Search code examples
spacylemmatization

Surprising results for German lemmatization in Spacy


I wanted to use the lemmatizer for German in Spacy, but I am very surprised by the results:

import spacy

nlp = spacy.load("de_dep_news_trf")
[token.lemma_ for token in nlp('ich du er sie mein dein sein ihr unser')]

gives

['ich', 'du', 'ich', 'ich', 'meinen', 'mein', 'mein', 'mein', 'sich']

and I am not sure I can use that:

vielen dank für deinen sehr guten tweet

becomes

viel danken für mein sehr gut tweet

which clearly changes the meaning of the sentence.

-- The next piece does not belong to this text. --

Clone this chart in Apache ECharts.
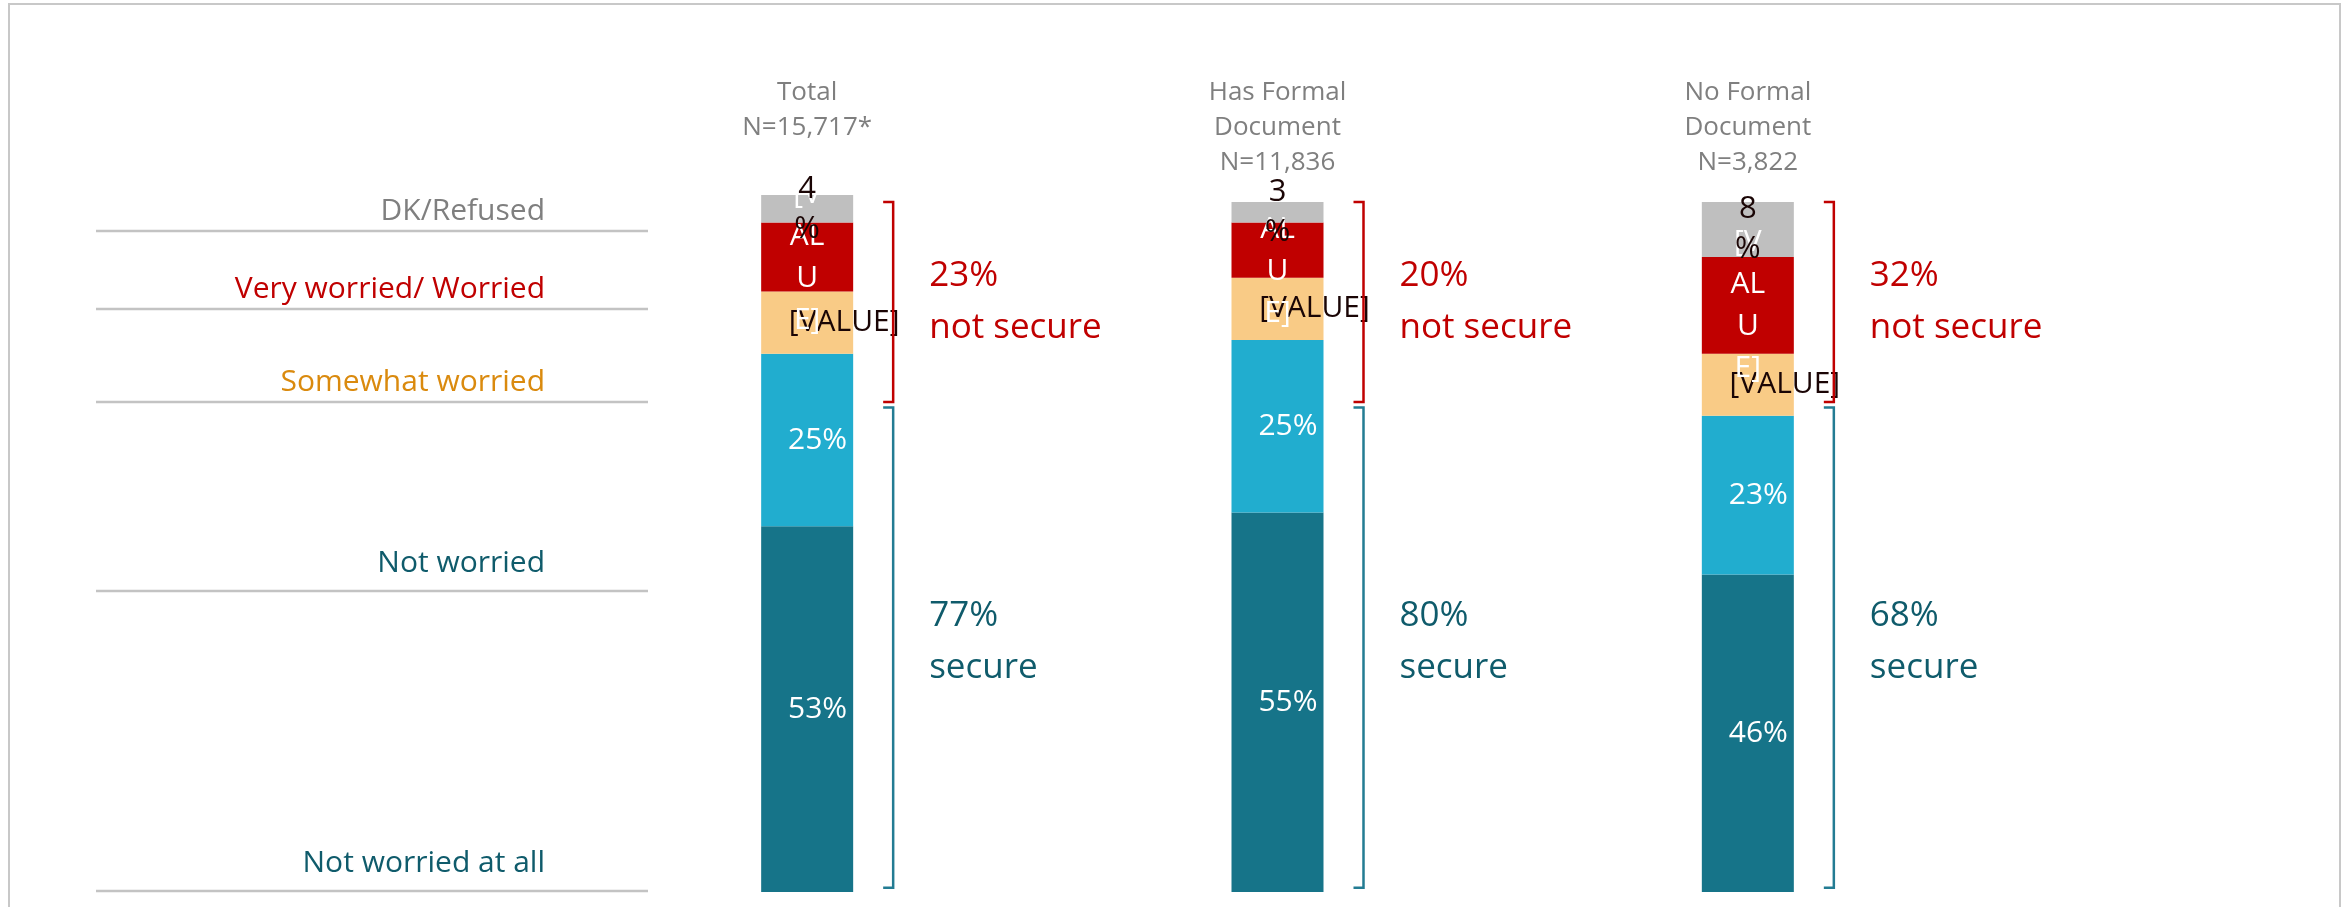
<!DOCTYPE html>
<html>
<head>
<meta charset="utf-8">
<script src="https://cdn.jsdelivr.net/npm/echarts@6/dist/echarts.min.js"></script>
<style>
    html, body { margin: 0; padding: 0; background: #fff; }
    #chart { width: 2347px; height: 907px; }
</style>
</head>
<body>
<div id="chart"></div>
<script>
    // groups (top labels)
    const categories = ['Total\nN=15,717*', 'Has Formal\nDocument\nN=11,836', 'No Formal\nDocument\nN=3,822'];
    // stacked from the bottom up
    const seriesNames = ['Not worried at all', 'Not worried', 'Somewhat worried', 'Very worried/ Worried', 'DK/Refused'];
    const notWorriedAtAll = [53, 55, 46];
    const notWorried = [25, 25, 23];
    const somewhatWorried = [9, 9, 9];
    const veryWorried = [10, 8, 14];
    const dkRefused = [4, 3, 8];
    // bracket summaries
    const notSecure = [23, 20, 32];
    const secure = [77, 80, 68];

    const colors = ['#167489', '#21adcf', '#f9cb86', '#c00000', '#bfbfbf'];
    const nameColors = ['#0f5b6b', '#0f5b6b', '#da8a0e', '#c00000', '#7f7f7f'];
    const FONT = '"Open Sans", "Noto Sans", sans-serif';

    let chart = echarts.init(document.getElementById('chart'));

    const barBase = {
        type: 'bar',
        stack: 'all',
        barWidth: 92,
        animation: false,
    };

    const series = [
        Object.assign({}, barBase, {
            name: seriesNames[0], data: notWorriedAtAll,
            itemStyle: {color: colors[0]},
            label: {show: true, position: 'insideRight', distance: 6, color: '#fff', fontSize: 30, fontFamily: FONT, formatter: '{c}%'}
        }),
        Object.assign({}, barBase, {
            name: seriesNames[1], data: notWorried,
            itemStyle: {color: colors[1]},
            label: {show: true, position: 'insideRight', distance: 6, color: '#fff', fontSize: 30, fontFamily: FONT, formatter: '{c}%'}
        }),
        Object.assign({}, barBase, {
            name: seriesNames[2], data: somewhatWorried,
            itemStyle: {color: colors[2]},
            // broken data label from the source
            label: {show: true, position: 'inside', offset: [37, 0], color: '#1a0505', fontSize: 30, fontFamily: FONT, formatter: '[VALUE]'}
        }),
        Object.assign({}, barBase, {
            name: seriesNames[3], data: veryWorried,
            itemStyle: {color: colors[3]},
            label: {show: true, position: 'inside', color: '#fff', fontSize: 30, lineHeight: 42, fontFamily: FONT, formatter: '[V\nAL\nU\nE]'}
        }),
        Object.assign({}, barBase, {
            name: seriesNames[4], data: dkRefused,
            itemStyle: {color: colors[4]},
            label: {show: true, position: 'inside', color: '#1a0505', fontSize: 31, lineHeight: 40, fontFamily: FONT, formatter: '{c}\n%'}
        }),
        {
            type: 'custom',
            animation: false,
            silent: true,
            z: 10,
            data: categories.map((c, i) => [i, notSecure[i], secure[i]]),
            encode: {x: 0},
            renderItem: function (params, api) {
                const cx = api.coord([api.value(0), 0])[0];
                const bx = cx + 46 + 40;
                const rTop = api.coord([0, 100])[1];
                const rBot = api.coord([0, 71])[1];
                const bTop = api.coord([0, 70.2])[1];
                const bBot = api.coord([0, 0.6])[1];
                const arm = 10;
                return {
                    type: 'group',
                    children: [
                        {
                            type: 'polyline',
                            shape: {points: [[bx - arm, rTop], [bx, rTop], [bx, rBot], [bx - arm, rBot]]},
                            style: {stroke: '#c00000', lineWidth: 2.5, fill: null}
                        },
                        {
                            type: 'polyline',
                            shape: {points: [[bx - arm, bTop], [bx, bTop], [bx, bBot], [bx - arm, bBot]]},
                            style: {stroke: '#237c93', lineWidth: 2.5, fill: null}
                        },
                        {
                            type: 'text',
                            style: {
                                text: api.value(1) + '%\nnot secure',
                                x: bx + 36, y: (rTop + rBot) / 2,
                                align: 'left', verticalAlign: 'middle',
                                fill: '#c00000', fontSize: 35, lineHeight: 52, fontFamily: FONT
                            }
                        },
                        {
                            type: 'text',
                            style: {
                                text: api.value(2) + '%\nsecure',
                                x: bx + 36, y: (bTop + bBot) / 2 - 6,
                                align: 'left', verticalAlign: 'middle',
                                fill: '#0f5b6b', fontSize: 35, lineHeight: 52, fontFamily: FONT
                            }
                        }
                    ]
                };
            }
        }
    ];

    // left-hand row labels with their rule lines
    const rowLines = [891, 591, 402, 309, 231];
    const graphics = [{
        type: 'rect',
        shape: {x: 9, y: 4, width: 2331, height: 950},
        style: {fill: null, stroke: '#c8c8c8', lineWidth: 2},
        silent: true
    }];
    seriesNames.forEach((name, i) => {
        graphics.push({
            type: 'line',
            shape: {x1: 96, y1: rowLines[i], x2: 648, y2: rowLines[i]},
            style: {stroke: '#c3c3c3', lineWidth: 2.5}
        });
        graphics.push({
            type: 'text',
            x: 545,
            y: rowLines[i] - (i < 2 ? 28 : 20),
            style: {
                text: name, align: 'right', verticalAlign: 'middle',
                fill: nameColors[i], fontSize: 30, fontFamily: FONT
            }
        });
    });

    const option = {
        backgroundColor: '#fff',
        animation: false,
        grid: {left: 572, right: 364, top: 195, bottom: 15, containLabel: false},
        xAxis: {
            type: 'category',
            position: 'top',
            data: categories,
            axisLine: {show: false},
            axisTick: {show: false},
            axisLabel: {
                interval: 0, margin: 120, verticalAlign: 'top',
                color: '#7f7f7f', fontSize: 26, lineHeight: 35, fontFamily: FONT
            }
        },
        yAxis: {
            type: 'value',
            min: 0,
            max: 101,
            show: false,
            splitLine: {show: false}
        },
        series: series,
        graphic: graphics
    };

    chart.setOption(option, true);
</script>
</body>
</html>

Is that expected? Am I missing a tuning/configuration that would make that lemmatizer less "aggressive"?


Solution

  • The current (v3.1) default German lemmatizer is just not very good. It's a very simple lookup lemmatizer with some questionable entries in its lookup table, but given license constraints for the German pretrained pipelines, there haven't been other good alternatives. (We do have some internal work-in-progress on a statistical lemmatizer, but I'm not sure when it will make into a release.)

    The best suggestion here if lemmas are important for your task is to use a different lemmatizer. Depending on your task / size / speed / license requirements, you could consider using a German model from spacy-stanza or a third-party library like spacy-iwnlp (currently only for spacy v2, but it's probably not hard to update for v3).